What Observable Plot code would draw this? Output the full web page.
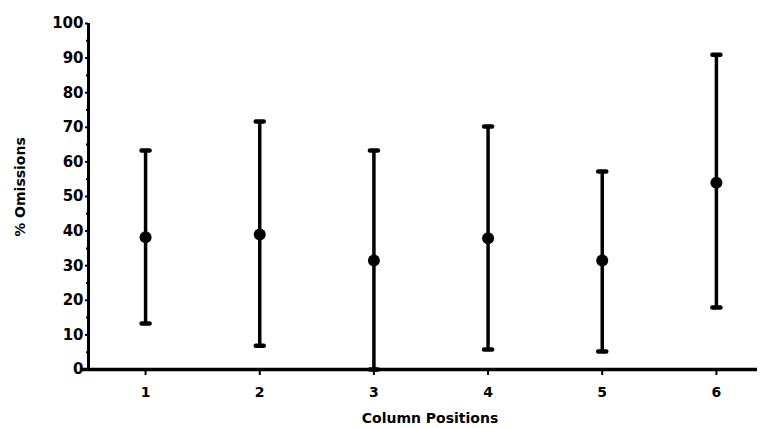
<!DOCTYPE html>
<html>
<head>
<meta charset="utf-8">
<script src="https://cdn.jsdelivr.net/npm/d3@7"></script>
<script src="https://cdn.jsdelivr.net/npm/@observablehq/plot@0.6"></script>
<style>
  html, body { margin: 0; padding: 0; background: #fff; }
  #chart svg { display: block; }
</style>
</head>
<body>
<div id="chart"></div>
<script>
// Data
const columns = [1, 2, 3, 4, 5, 6];
const means = [38.2, 39.0, 31.5, 37.9, 31.5, 54.0];
const lows  = [13.3, 6.9, 0.0, 5.8, 5.2, 17.9];
const highs = [63.3, 71.7, 63.3, 70.2, 57.2, 91.0];
const yTicks = [0, 10, 20, 30, 40, 50, 60, 70, 80, 90, 100];
const yMinorTicks = [5, 15, 25, 35, 45, 55, 65, 75, 85, 95];
const xTicks = [1, 2, 3, 4, 5, 6];
const xTitle = "Column Positions";
const yTitle = "% Omissions";

const data = columns.map((c, i) => ({col: c, mean: means[i], low: lows[i], high: highs[i]}));

const capSymbol = {
  draw(context, size) {
    const r = Math.sqrt(size / Math.PI);
    context.moveTo(-r, 0);
    context.lineTo(r, 0);
  }
};

const font = "'DejaVu Sans', sans-serif";

const plot = Plot.plot({
  width: 767,
  height: 428,
  marginTop: 23,
  marginBottom: 59,
  marginLeft: 88,
  marginRight: 10,
  style: {fontFamily: font, fontWeight: "bold", color: "#000", background: "#fff"},
  x: {domain: [0.5, 6.36]},
  y: {domain: [0, 100]},
  marks: [
    // y axis (major + minor ticks)
    Plot.axisY({ticks: yTicks, tickSize: 3, tickPadding: 2, fontSize: 15, fontWeight: "bold", strokeWidth: 2, label: null}),
    Plot.axisY({ticks: yMinorTicks, tickSize: 2, strokeWidth: 2, tickFormat: () => "", label: null}),
    // x axis ticks
    Plot.axisX({ticks: xTicks, tickFormat: d3.format("d"), tickSize: 6, tickPadding: 12, fontSize: 14, fontWeight: "bold", strokeWidth: 2, label: null}),
    // axis lines
    Plot.ruleX([0.5], {y1: 0, y2: 100, strokeWidth: 3}),
    Plot.ruleY([0], {x1: 0.447, x2: 6.36, strokeWidth: 3.5}),
    // error bars
    Plot.ruleX(data, {x: "col", y1: "low", y2: "high", strokeWidth: 3.5}),
    Plot.dot(data, {x: "col", y: "low", symbol: capSymbol, r: 4, stroke: "black", strokeWidth: 4.5, strokeLinecap: "round", fill: "none"}),
    Plot.dot(data, {x: "col", y: "high", symbol: capSymbol, r: 4, stroke: "black", strokeWidth: 4.5, strokeLinecap: "round", fill: "none"}),
    Plot.dot(data, {x: "col", y: "mean", r: 6, fill: "black", stroke: "none"})
  ]
});

const svg = d3.select(plot);
svg.append("text")
  .attr("x", 430).attr("y", 423)
  .attr("text-anchor", "middle")
  .attr("font-family", font).attr("font-weight", "bold").attr("font-size", 14)
  .text(xTitle);
svg.append("text")
  .attr("transform", "translate(25,187) rotate(-90)")
  .attr("text-anchor", "middle")
  .attr("font-family", font).attr("font-weight", "bold").attr("font-size", 14)
  .text(yTitle);

document.getElementById("chart").appendChild(plot);
</script>
</body>
</html>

## What is being asked
Leave out the pictures and copy the rest of the material above exactly.

## The output
What Observable Plot code would draw this? Output the full web page.
<!DOCTYPE html>
<html>
<head>
<meta charset="utf-8">
<script src="https://cdn.jsdelivr.net/npm/d3@7"></script>
<script src="https://cdn.jsdelivr.net/npm/@observablehq/plot@0.6"></script>
<style>
  html, body { margin: 0; padding: 0; background: #fff; }
  #chart svg { display: block; }
</style>
</head>
<body>
<div id="chart"></div>
<script>
// Data
const columns = [1, 2, 3, 4, 5, 6];
const means = [38.2, 39.0, 31.5, 37.9, 31.5, 54.0];
const lows  = [13.3, 6.9, 0.0, 5.8, 5.2, 17.9];
const highs = [63.3, 71.7, 63.3, 70.2, 57.2, 91.0];
const yTicks = [0, 10, 20, 30, 40, 50, 60, 70, 80, 90, 100];
const yMinorTicks = [5, 15, 25, 35, 45, 55, 65, 75, 85, 95];
const xTicks = [1, 2, 3, 4, 5, 6];
const xTitle = "Column Positions";
const yTitle = "% Omissions";

const data = columns.map((c, i) => ({col: c, mean: means[i], low: lows[i], high: highs[i]}));

const capSymbol = {
  draw(context, size) {
    const r = Math.sqrt(size / Math.PI);
    context.moveTo(-r, 0);
    context.lineTo(r, 0);
  }
};

const font = "'DejaVu Sans', sans-serif";

const plot = Plot.plot({
  width: 767,
  height: 428,
  marginTop: 23,
  marginBottom: 59,
  marginLeft: 88,
  marginRight: 10,
  style: {fontFamily: font, fontWeight: "bold", color: "#000", background: "#fff"},
  x: {domain: [0.5, 6.36]},
  y: {domain: [0, 100]},
  marks: [
    // y axis (major + minor ticks)
    Plot.axisY({ticks: yTicks, tickSize: 3, tickPadding: 2, fontSize: 15, fontWeight: "bold", strokeWidth: 2, label: null}),
    Plot.axisY({ticks: yMinorTicks, tickSize: 2, strokeWidth: 2, tickFormat: () => "", label: null}),
    // x axis ticks
    Plot.axisX({ticks: xTicks, tickFormat: d3.format("d"), tickSize: 6, tickPadding: 12, fontSize: 14, fontWeight: "bold", strokeWidth: 2, label: null}),
    // axis lines
    Plot.ruleX([0.5], {y1: 0, y2: 100, strokeWidth: 3}),
    Plot.ruleY([0], {x1: 0.447, x2: 6.36, strokeWidth: 3.5}),
    // error bars
    Plot.ruleX(data, {x: "col", y1: "low", y2: "high", strokeWidth: 3.5}),
    Plot.dot(data, {x: "col", y: "low", symbol: capSymbol, r: 4, stroke: "black", strokeWidth: 4.5, strokeLinecap: "round", fill: "none"}),
    Plot.dot(data, {x: "col", y: "high", symbol: capSymbol, r: 4, stroke: "black", strokeWidth: 4.5, strokeLinecap: "round", fill: "none"}),
    Plot.dot(data, {x: "col", y: "mean", r: 6, fill: "black", stroke: "none"})
  ]
});

const svg = d3.select(plot);
svg.append("text")
  .attr("x", 430).attr("y", 423)
  .attr("text-anchor", "middle")
  .attr("font-family", font).attr("font-weight", "bold").attr("font-size", 14)
  .text(xTitle);
svg.append("text")
  .attr("transform", "translate(25,187) rotate(-90)")
  .attr("text-anchor", "middle")
  .attr("font-family", font).attr("font-weight", "bold").attr("font-size", 14)
  .text(yTitle);

document.getElementById("chart").appendChild(plot);
</script>
</body>
</html>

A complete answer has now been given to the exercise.